In the server hosting Neo4j:

  1. Open a Cypher Shell instance, and connect to the Neo4j database:

    /bin/cypher-shell -u ${neo4j_username} -p ${neo4j_password}
    
  2. In Cypher Shell run the following commands to replace the current index provider with lucene-1.0, and to reindex the graph database with lucene-1.0 as the new index provider:

    DROP INDEX ON :Extract(value);
    CALL db.createIndex(":Extract(value)", "lucene-1.0");
    DROP CONSTRAINT ON ( extract:Extract ) ASSERT extract.id IS UNIQUE;
    CALL db.createUniquePropertyConstraint(":Extract(id)", "lucene-1.0");
    

    As a rule of thumb, reindexing the graph database using the new index provider can take about 3-5 minutes per million entities.

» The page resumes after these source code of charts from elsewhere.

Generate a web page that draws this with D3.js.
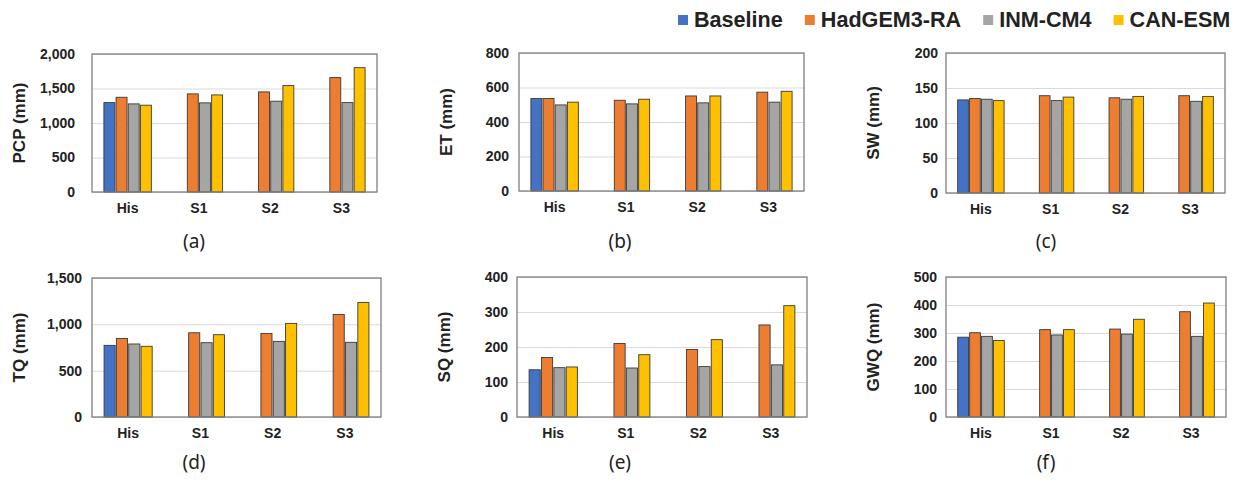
<!DOCTYPE html>
<meta charset="utf-8">
<script src="https://d3js.org/d3.v7.min.js"></script>
<style>
  body { margin: 0; background: #fff; }
  text { font-family: "Liberation Sans", Arial, sans-serif; }
</style>
<div id="chart"></div>
<script>
// categories and series
var categories = ["His", "S1", "S2", "S3"];
var seriesNames = ["Baseline", "HadGEM3-RA", "INM-CM4", "CAN-ESM"];
var seriesColors = ["#4472C4", "#ED7D31", "#A5A5A5", "#FFC000"];

// values per category: [Baseline, HadGEM3-RA, INM-CM4, CAN-ESM]
var pcpValues = [[1296, 1373, 1277, 1258], [null, 1422, 1292, 1407], [null, 1451, 1316, 1542], [null, 1658, 1296, 1802]];
var etValues  = [[536, 536, 499, 515], [null, 526, 505, 532], [null, 551, 511, 551], [null, 573, 515, 578]];
var swValues  = [[133, 135, 134, 132], [null, 139, 132, 137], [null, 136, 134, 138], [null, 139, 131, 138]];
var tqValues  = [[773, 848, 788, 763], [null, 909, 802, 888], [null, 902, 816, 1010], [null, 1106, 806, 1235]];
var sqValues  = [[135, 170, 141, 143], [null, 210, 140, 178], [null, 193, 144, 221], [null, 263, 149, 318]];
var gwqValues = [[285, 301, 288, 273], [null, 312, 293, 312], [null, 314, 296, 349], [null, 376, 288, 407]];

// y tick labels
var pcpTicks = [0, 500, 1000, 1500, 2000];
var etTicks  = [0, 200, 400, 600, 800];
var swTicks  = [0, 50, 100, 150, 200];
var tqTicks  = [0, 500, 1000, 1500];
var sqTicks  = [0, 100, 200, 300, 400];
var gwqTicks = [0, 100, 200, 300, 400, 500];

var titles = ["PCP (mm)", "ET (mm)", "SW (mm)", "TQ (mm)", "SQ (mm)", "GWQ (mm)"];
var letters = ["(a)", "(b)", "(c)", "(d)", "(e)", "(f)"];

// panel layout (plot area in page pixels)
var panels = [
  {values: pcpValues, ticks: pcpTicks, x: 92,  y: 54,  w: 285, h: 138, gap: 17, lx: 194, ly: 248},
  {values: etValues,  ticks: etTicks,  x: 519, y: 53,  w: 285, h: 138, gap: 10, lx: 620, ly: 248},
  {values: swValues,  ticks: swTicks,  x: 946, y: 53,  w: 279, h: 140, gap: 8,  lx: 1046, ly: 248},
  {values: tqValues,  ticks: tqTicks,  x: 92,  y: 278, w: 289, h: 139, gap: 10, lx: 194, ly: 469},
  {values: sqValues,  ticks: sqTicks,  x: 517, y: 277, w: 290, h: 140, gap: 9,  lx: 620, ly: 469},
  {values: gwqValues, ticks: gwqTicks, x: 946, y: 277, w: 280, h: 140, gap: 9,  lx: 1046, ly: 469}
];

var svg = d3.select("#chart")
  .append("svg")
    .attr("width", 1240)
    .attr("height", 480);

panels.forEach(function(p, i) {
  var g = svg.append("g")
    .attr("transform", "translate(" + p.x + "," + p.y + ")");

  var x0 = d3.scaleBand()
    .domain(categories)
    .range([0, p.w]);

  var x1 = d3.scaleBand()
    .domain(seriesNames)
    .range([x0.bandwidth() * 0.15, x0.bandwidth() * 0.85])
    .padding(0.1);

  var y = d3.scaleLinear()
    .domain([0, d3.max(p.ticks)])
    .range([p.h, 0]);

  // gridlines
  g.append("g")
    .call(d3.axisLeft(y).tickValues(p.ticks).tickSize(-p.w).tickFormat(""))
    .call(function(s) { s.select(".domain").remove(); })
    .selectAll("line")
      .attr("stroke", "#d9d9d9")
      .attr("stroke-width", 1);

  // bars
  var rows = [];
  p.values.forEach(function(row, ci) {
    row.forEach(function(v, si) {
      if (v != null) rows.push({cat: categories[ci], s: si, v: v});
    });
  });

  g.selectAll("rect.bar")
    .data(rows)
    .enter()
    .append("rect")
      .attr("class", "bar")
      .attr("x", function(d) { return x0(d.cat) + x1(seriesNames[d.s]); })
      .attr("y", function(d) { return y(d.v); })
      .attr("width", x1.bandwidth())
      .attr("height", function(d) { return p.h - y(d.v); })
      .attr("fill", function(d) { return seriesColors[d.s]; })
      .attr("stroke", "#3a3a3a")
      .attr("stroke-width", 0.9);

  // plot border
  g.append("rect")
    .attr("width", p.w)
    .attr("height", p.h)
    .attr("fill", "none")
    .attr("stroke", "#7f7f7f")
    .attr("stroke-width", 1.3);

  // y tick labels
  g.append("g")
    .call(d3.axisLeft(y).tickValues(p.ticks).tickSize(0).tickPadding(p.gap).tickFormat(d3.format(",")))
    .call(function(s) { s.select(".domain").remove(); })
    .selectAll("text")
      .style("font-size", "14px")
      .style("font-weight", "bold")
      .style("font-family", "'Liberation Sans', Arial, sans-serif")
      .attr("fill", "#222");

  // x category labels
  g.append("g")
    .attr("transform", "translate(0," + p.h + ")")
    .call(d3.axisBottom(x0).tickSize(0).tickPadding(11))
    .call(function(s) { s.select(".domain").remove(); })
    .selectAll("text")
      .style("font-size", "14px")
      .style("font-weight", "bold")
      .style("font-family", "'Liberation Sans', Arial, sans-serif")
      .attr("fill", "#222");

  // y axis title
  g.append("text")
    .attr("transform", "translate(" + (-73) + "," + (p.h / 2) + ") rotate(-90)")
    .attr("text-anchor", "middle")
    .attr("dy", "0.35em")
    .style("font-size", "17px")
    .style("font-weight", "bold")
    .attr("fill", "#222")
    .text(titles[i]);

  // panel letter
  svg.append("text")
    .attr("x", p.lx)
    .attr("y", p.ly)
    .attr("text-anchor", "middle")
    .style("font-family", "'Noto Sans', 'Open Sans', sans-serif")
    .style("font-size", "19px")
    .attr("fill", "#222")
    .text(letters[i]);
});

// legend
var legend = svg.append("g");
var lx = 678;
seriesNames.forEach(function(name, i) {
  legend.append("rect")
    .attr("x", lx)
    .attr("y", 15)
    .attr("width", 10)
    .attr("height", 10)
    .attr("fill", seriesColors[i]);
  var t = legend.append("text")
    .attr("x", lx + 16)
    .attr("y", 27)
    .style("font-size", "21.6px")
    .style("font-weight", "bold")
    .attr("fill", "#222")
    .text(name);
  lx += 16 + t.node().getComputedTextLength() + 22;
});
</script>
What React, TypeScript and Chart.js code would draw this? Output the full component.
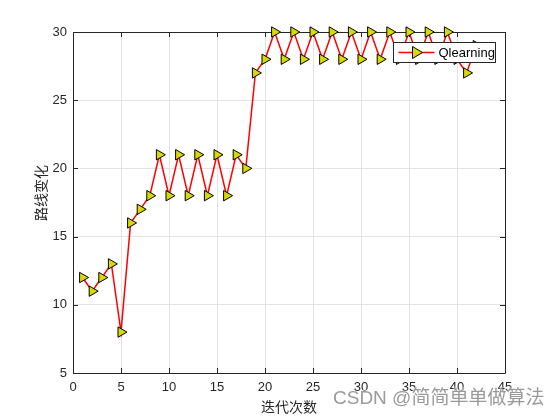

  3. After completing reindexing, list the new indices:

    CALL db.indexes();
    

    Response example:

    +------------------------------------------------------------------------------------------------------------------------------------------------------------------------+
    | description                           | label         | properties       | state    | type                   | provider                               | failureMessage |
    +------------------------------------------------------------------------------------------------------------------------------------------------------------------------+
    | "INDEX ON :Extract(kind)"             | "Extract"     | ["kind"]         | "ONLINE" | "node_label_property"  | {version: "1.0", key: "lucene"}        | ""             |
    | "INDEX ON :Extract(platform_id)"      | "Extract"     | ["platform_id"]  | "ONLINE" | "node_label_property"  | {version: "2.0", key: "lucene+native"} | ""             |
    | "INDEX ON :Extract(value)"            | "Extract"     | ["value"]        | "ONLINE" | "node_label_property"  | {version: "1.0", key: "lucene"}        | ""             |
    | "INDEX ON :IntelEntity(meta.source)"  | "IntelEntity" | ["meta.source"]  | "ONLINE" | "node_label_property"  | {version: "1.0", key: "lucene"}        | ""             |
    | "INDEX ON :IntelEntity(meta.stix_id)" | "IntelEntity" | ["meta.stix_id"] | "ONLINE" | "node_label_property"  | {version: "1.0", key: "lucene"}        | ""             |
    | "INDEX ON :IntelEntity(sources)"      | "IntelEntity" | ["sources"]      | "ONLINE" | "node_label_property"  | {version: "2.0", key: "lucene+native"} | ""             |
    | "INDEX ON :IntelEntity(stix_id)"      | "IntelEntity" | ["stix_id"]      | "ONLINE" | "node_label_property"  | {version: "1.0", key: "lucene"}        | ""             |
    | "INDEX ON :IntelEntity(subtype)"      | "IntelEntity" | ["subtype"]      | "ONLINE" | "node_label_property"  | {version: "1.0", key: "lucene"}        | ""             |
    | "INDEX ON :IntelEntity(type)"         | "IntelEntity" | ["type"]         | "ONLINE" | "node_label_property"  | {version: "1.0", key: "lucene"}        | ""             |
    | "INDEX ON :Extract(id)"               | "Extract"     | ["id"]           | "ONLINE" | "node_unique_property" | {version: "1.0", key: "lucene"}        | ""             |
    | "INDEX ON :Extract(uid)"              | "Extract"     | ["uid"]          | "ONLINE" | "node_unique_property" | {version: "1.0", key: "lucene"}        | ""             |
    | "INDEX ON :IntelEntity(id)"           | "IntelEntity" | ["id"]           | "ONLINE" | "node_unique_property" | {version: "1.0", key: "lucene"}        | ""             |
    | "INDEX ON :Migration(name)"           | "Migration"   | ["name"]         | "ONLINE" | "node_unique_property" | {version: "1.0", key: "lucene"}        | ""             |
    +------------------------------------------------------------------------------------------------------------------------------------------------------------------------+
    

Disable Bolt and Cypher Shell#

In the server hosting Neo4j:

  1. After completing the operation, edit /etc/eclecticiq-neo4j/neo4j.conf to disable the Bolt network protocol and Neo4j Cypher Shell CLI:

    # Open Neo4j config file in Vim:
    vi /etc/eclecticiq-neo4j/neo4j.conf
    
    # In neo4j.conf disable Bolt and Cypher Shell:
    dbms.connector.bolt.enabled=False
    dbms.shell.enabled=False
    
    # Save and exit
    :wq!
    
  2. Restart the Neo4j service:

    systemctl restart neo4j
    

Start backend services and reingest failed packages#

In the server hosting the platform:

  1. Start the platform backend services:

    systemctl start eclecticiq-platform-backend-services
    
  2. Sign in to the platform GUI, and then proceed to reingest failed packages by initiating the action in the corresponding incoming feeds using the options available in the GUI.